3. À l’idéologie, comprise comme nous venons de la définir, se rattache la Psychologie comparée des peuples ou étude de leurs caractéristiques mentales[1]. La mentalité d’un peuple est sa manière générale de penser, l’ensemble des idées qu’il s’est formées ou qu’il a reçues toutes faites. Ces idées distinguent son action. Celles qui sont relatives à la société, aux relations des hommes entre eux, à leur activité, à l’État, aux relations des États entre eux, sont d’une importance capitale en politique, surtout en politique internationale. Il en est ainsi surtout quand elles se coordonnent en système mental et moral, formulé en doctrine par les théoriciens qui ont ou synthétisé des idées éparses dans leur peuple, ou donné la forme d’idées raisonnées aux sentiments de leur peuple, à leur état de conscience et de volonté[2]. La mentalité des peuples ne s’exprime pas seulement de manière différente sur les questions particulières ; elle a aussi des tendances générales, elle forme des systèmes généraux auxquels elle se rattache de préférence. L’exemple du peuple suisse est typique. Il a une unité nationale fortement, marquée comme État, mais il est composé de trois populations, de trois langues différentes. « La Suisse romande, dit Adolphe Keller, pense absolument. Elle se raccroche à la conception d’une morale sans fondement matériel, d’un droit national ou international intangible, d’une politique sans liaison avec les éléments. La Suisse allemande en revanche, et dans une certaine mesure, pense historiquement, c’est-à-dire relativement. Elle est plus près de la réalité que les Welsches. »

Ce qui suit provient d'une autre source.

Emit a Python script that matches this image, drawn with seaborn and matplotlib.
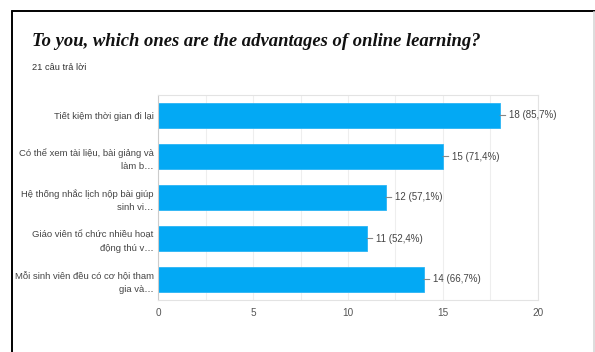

Les peuples s’ignorent les uns les autres. Pour chaque peuple, la psychologie du voisin est un mystère. Dans ces conditions, le malentendu est permanent.

4. « La destinée nationale, dit de son côté M. Coubertin, est faite d’éléments contradictoires qui agissent et réagissent les uns sur les autres. Ceux-là connaissent vraiment leur temps qui savent discerner

  1. Ribot, Psychologie comparée des Français.
  2. C’est le cas par exemple de l’Allemagne. Voir au n° 292.3 sa conception de l’État.